How spinsters imagine bachelors live
The portrayal of bachelors being losers is put forth in the media to appeal to women, and it in turn fuels this belief in women out here in the real world by supposedly proving it (many women these days seem to think that the media is an accurate representation of the real world; if men are losers on TV, then women believe this proves men are losers in real life.)

I frequently encounter women who hold the belief that us men are useless on our own.
“What would you do without us women, eh?”
“You should get married, you need a woman in your life.”
“I can’t think how you men cope without us.”

These women truly shove their head in the sand to avoid noticing that it is them and their fellow spinsters who moan constantly about not being able to find a man to commit whilst us men are quite content being single and not having to bother with the hassles, expense, nagging and emotional manipulation of a modern woman.
There is a fair amount of shaming going on in the media in this respect too. Films like 40 Year Old Virgin and Failure To Launch are just the start of what will no doubt be a wave of movies trying to perpetuate the belief that bachelors are pathetic losers who ought to get out there and get themselves lumbered married to a woman. Expect the shaming to be cranked up as more and more women panic as the Marriage Strike takes hold.
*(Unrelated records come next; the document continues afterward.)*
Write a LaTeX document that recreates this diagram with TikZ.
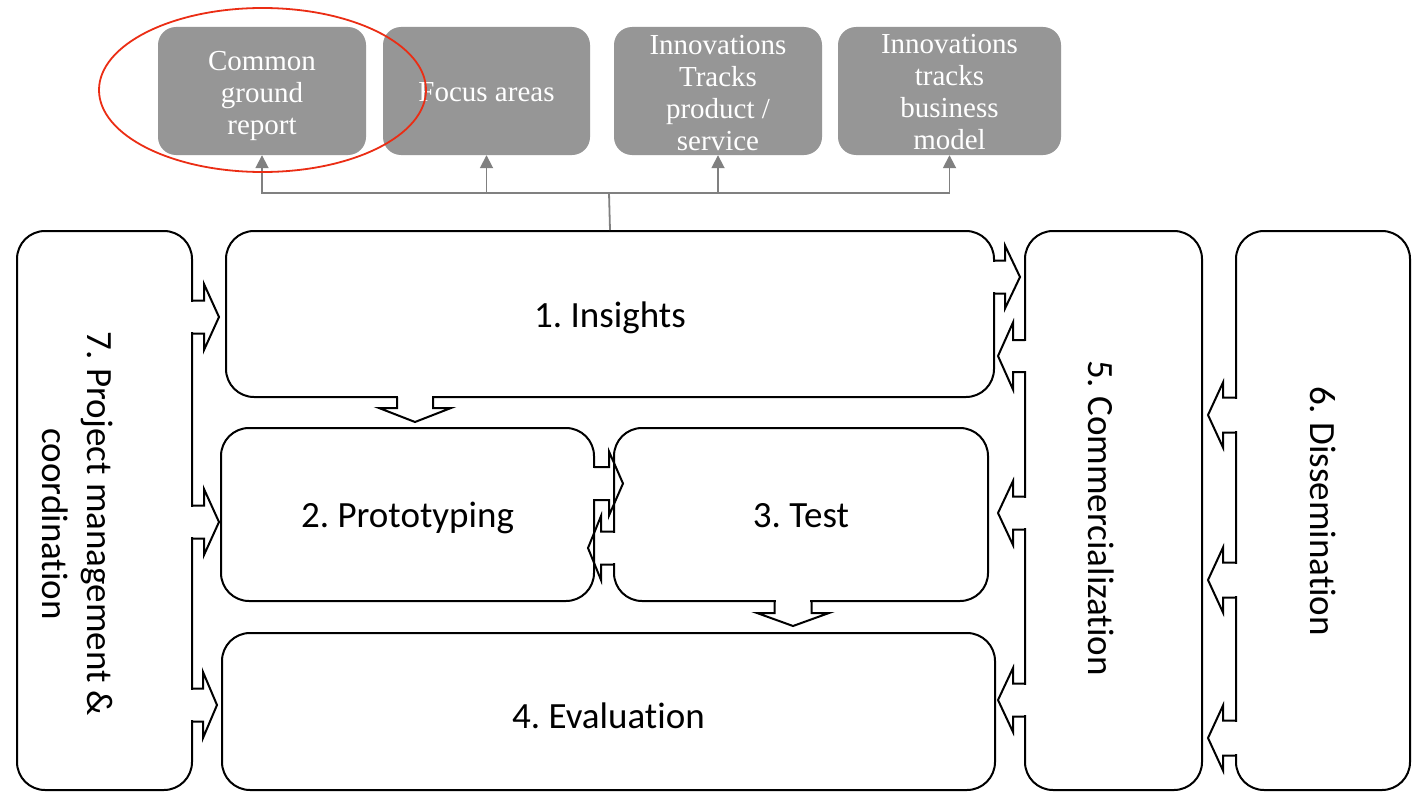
\documentclass[tikz,border=0pt]{standalone}
\usepackage{fontspec}
\setmainfont{Liberation Serif}
\newfontfamily\calib[Ligatures=NoCommon]{Carlito}
\usetikzlibrary{arrows.meta}
\definecolor{boxgray}{RGB}{150,150,150}
\definecolor{linegray}{RGB}{128,128,128}
\definecolor{ellred}{RGB}{235,45,20}
\tikzset{
 mainbox/.style={draw=black, line width=2pt, fill=white, rounded corners=28pt, inner sep=0pt, text height=26pt, text depth=0pt, font=\calib\fontsize{37}{45}\selectfont},
 topbox/.style={fill=boxgray, rounded corners=18pt, inner sep=0pt, minimum height=128pt},
 toptext/.style={text=white, align=center, inner sep=0pt, font=\fontsize{29}{32}\selectfont},
 feed/.style={draw=linegray, line width=1.8pt},
 feedarrow/.style={feed, -{Triangle[length=13pt,width=13pt]}},
 blockline/.style={line width=2pt, line join=miter},
 sidetext/.style={font=\calib\fontsize{37}{45}\selectfont, rotate=-90, align=center, inner sep=0pt},
}
% horizontal block arrow: base x, flange x, tip x, centre y, stub half, flange half, erase-start x
\newcommand\harr[7]{%
 \fill[white] (#7,#4-#5+1.2) rectangle (#2,#4+#5-1.2);
 \draw[blockline] (#1,#4-#5) -- (#2,#4-#5) -- (#2,#4-#6) -- (#3,#4) -- (#2,#4+#6) -- (#2,#4+#5) -- (#1,#4+#5);
}
% vertical block arrow: base y, flange y, tip y, centre x, stub half, flange half, erase-start y
\newcommand\varr[7]{%
 \fill[white] (#4-#5+1.2,#7) rectangle (#4+#5-1.2,#2);
 \draw[blockline] (#4-#5,#1) -- (#4-#5,#2) -- (#4-#6,#2) -- (#4,#3) -- (#4+#6,#2) -- (#4+#5,#2) -- (#4+#5,#1);
}
\begin{document}
\frenchspacing
\begin{tikzpicture}[x=1pt,y=-1pt]
\useasboundingbox (0,0) rectangle (1418,792);
\fill[white] (0,0) rectangle (1418,792);

% top grey boxes
\node[topbox, minimum width=208pt] (cg) at (262,91) {};
\node[topbox, minimum width=207pt] (fa) at (486.5,91) {};
\node[topbox, minimum width=208pt] (ip) at (718,91) {};
\node[topbox, minimum width=223pt] (ib) at (949.5,91) {};
\node[toptext] (cgt) at (262,96) {Common\\ground\\report};
\node[toptext] (fat) at (486.5,92) {Focus areas};
\node[toptext] (ipt) at (718,93) {Innovations\\Tracks\\product /\\service};
\node[toptext] (ibt) at (949.5,92) {Innovations\\tracks\\business\\model};

% main boxes
\node[mainbox, minimum width=768pt, minimum height=166pt] (ins) at (610,314) {1. Insights};
\node[mainbox, minimum width=373pt, minimum height=173pt] (pro) at (407.5,514.5) {2. Prototyping};
\node[mainbox, minimum width=374pt, minimum height=173pt] (tst) at (801,514.5) {3. Test};
\node[mainbox, minimum width=773pt, minimum height=157pt, text height=33pt] (eva) at (608.5,711.5) {4. Evaluation};
\node[mainbox, minimum width=175pt, minimum height=559pt] (pm) at (104.5,510.5) {};
\node[mainbox, minimum width=177pt, minimum height=559pt] (com) at (1113.5,510.5) {};
\node[mainbox, minimum width=174pt, minimum height=559pt] (dis) at (1323,510.5) {};

\node[sidetext] (pmt) at (78,524) {7. Project management \&\\coordination};
\node[sidetext] (comt) at (1101,518) {5. Commercialization};
\node[sidetext] (dist) at (1323,511) {6. Dissemination};

% grey feed connectors
\coordinate (hub) at (609,193);
\draw[feed] (ins.north) -- (hub);
\draw[feedarrow] (hub) -| (cg.south);
\draw[feedarrow] (hub) -| (fa.south);
\draw[feedarrow] (hub) -| (ip.south);
\draw[feedarrow] (hub) -| (ib.south);

% red ellipse
\draw[ellred, line width=1.8pt] (262.5,90) ellipse [x radius=163.5, y radius=82];

% block arrows 7 -> 1,2,4
\harr{192}{204}{219}{317}{16.5}{33}{189}
\harr{192}{204}{219}{522}{16.5}{33}{189}
\harr{192}{203}{217}{705}{16.5}{33}{189}

% 1 -> 2, 3 -> 4
\varr{397}{408}{422}{415}{18}{36}{394}
\varr{601}{613}{626}{793}{18.5}{36}{598}

% 2 <-> 3
\harr{594}{609}{623}{483.5}{16.5}{32}{591}
\harr{614}{601}{588}{548}{16.5}{32}{617}

% 1 -> 5
\harr{994}{1005}{1020}{277}{16.5}{31.5}{991}
% 5 -> 1,3,4
\harr{1025}{1013}{998}{356}{16}{33.5}{1028}
\harr{1025}{1013}{998}{513}{16.5}{32}{1028}
\harr{1025}{1013}{998}{700}{16.5}{32}{1028}
% 6 -> 5
\harr{1236}{1223}{1208}{415}{17.5}{32.5}{1239}
\harr{1236}{1223}{1208}{580}{17.5}{32.5}{1239}
\harr{1236}{1223}{1208}{738}{17.5}{32.5}{1239}
\end{tikzpicture}
\end{document}
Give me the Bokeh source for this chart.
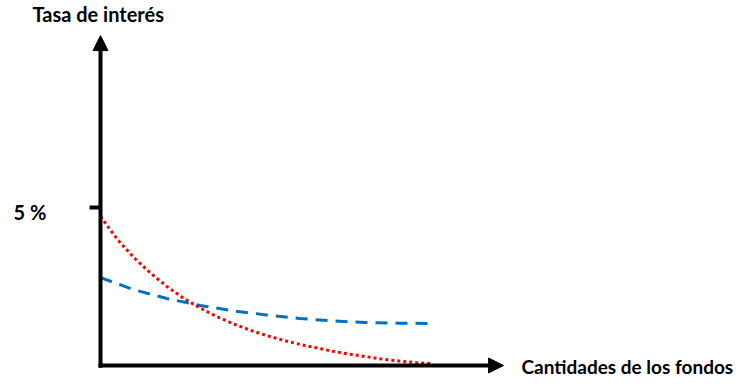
from bokeh.plotting import figure
from bokeh.models import Range1d, Arrow, NormalHead, Label
from bokeh.embed import file_html
from bokeh.resources import INLINE

# Data (quantity of funds vs. interest rate, abstract units)
qty_red = [0, 0.5, 1, 1.5, 2, 2.5, 3, 3.5, 4, 4.5, 5, 5.5, 6, 6.5, 7, 7.5, 8, 8.5, 9, 9.5, 10]
rate_red = [4.72, 4.0, 3.42, 2.93, 2.50, 2.13, 1.82, 1.55, 1.32, 1.12, 0.95, 0.80, 0.67, 0.56,
            0.45, 0.36, 0.28, 0.20, 0.14, 0.09, 0.06]
qty_blue = [0, 1, 2, 3, 4, 5, 6, 7, 8, 9, 10]
rate_blue = [2.78, 2.40, 2.12, 1.90, 1.73, 1.60, 1.49, 1.41, 1.36, 1.34, 1.33]
tick_value = 5
tick_label = "5 %"
y_title = "Tasa de interés"
x_title = "Cantidades de los fondos"

p = figure(width=742, height=379, output_backend="svg", toolbar_location=None,
           x_range=Range1d(-3.012, 19.337), y_range=Range1d(-0.443, 11.551),
           x_axis_type=None, y_axis_type=None, min_border=0)
p.grid.visible = False
p.outline_line_color = None

# axes as arrows
p.add_layout(Arrow(end=NormalHead(size=15, fill_color="black", line_color="black"),
                   x_start=0, y_start=-0.07, x_end=0, y_end=10.44,
                   line_width=4, line_color="black"))
p.add_layout(Arrow(end=NormalHead(size=15, fill_color="black", line_color="black"),
                   x_start=-0.06, y_start=0, x_end=12.14, y_end=0,
                   line_width=4, line_color="black"))
# tick at 5 %
p.segment(x0=[-0.33], y0=[tick_value], x1=[0], y1=[tick_value], line_width=4, line_color="black")

p.line(qty_blue, rate_blue, line_color="#0070C0", line_width=3, line_dash="12 8")
p.line(qty_red, rate_red, line_color="#FF0000", line_width=3, line_dash="3 3")

font = "Lato"
p.add_layout(Label(x=-2.05, y=11.11, text=y_title, text_font=font, text_font_style="bold",
                   text_font_size="20px", text_baseline="middle", text_align="left", text_color="black"))
p.add_layout(Label(x=12.68, y=-0.03, text=x_title, text_font=font, text_font_style="bold",
                   text_font_size="19px", text_baseline="middle", text_align="left", text_color="black"))
p.add_layout(Label(x=-2.62, y=4.87, text=tick_label, text_font=font, text_font_style="bold",
                   text_font_size="20px", text_baseline="middle", text_align="left", text_color="black"))

open("out.html", "w").write(file_html(p, INLINE))
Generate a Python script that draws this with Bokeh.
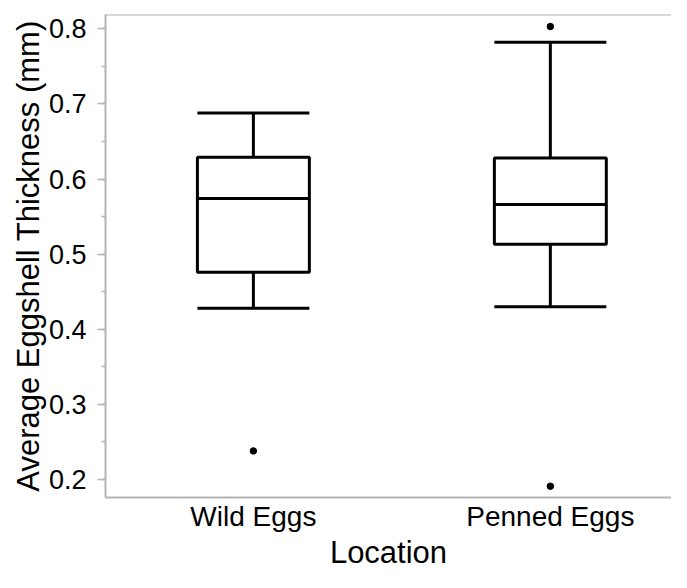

It’s all too late though; few of us men bother with movies these days, and furthermore, even if we did watch movies, only manginas and metrosexuals bother adapting their lifestyles to suit the beliefs of Hollywood freaks.
Women cannot possibly accept that they have made themselves redundant by rejecting femininity and embracing feminism, hostility and an extreme sense of entitlement. So, to convince themselves that Mr Right is just round the corner, ready to rescue them from their shitty jobs and responsibility of having to provide for themselves, women live in some fantasy world whereby all the bachelors out there are living in filthy apartments, or with their parents, and are pining desperately for a woman in their lives.

If they ever encounter a man who is happy being a bachelor, who sincerely doesn’t want or need a woman, then out comes the shaming language, insults and accusations of homosexuality. Not that it bothers us bachelors though. In fact, the more women utter such panicky insults (some stupid bitch e-mailed me last month accusing me of being ugly and gay) the more happy I am at not being attached – emotionally or legally – to one of these infernal creatures.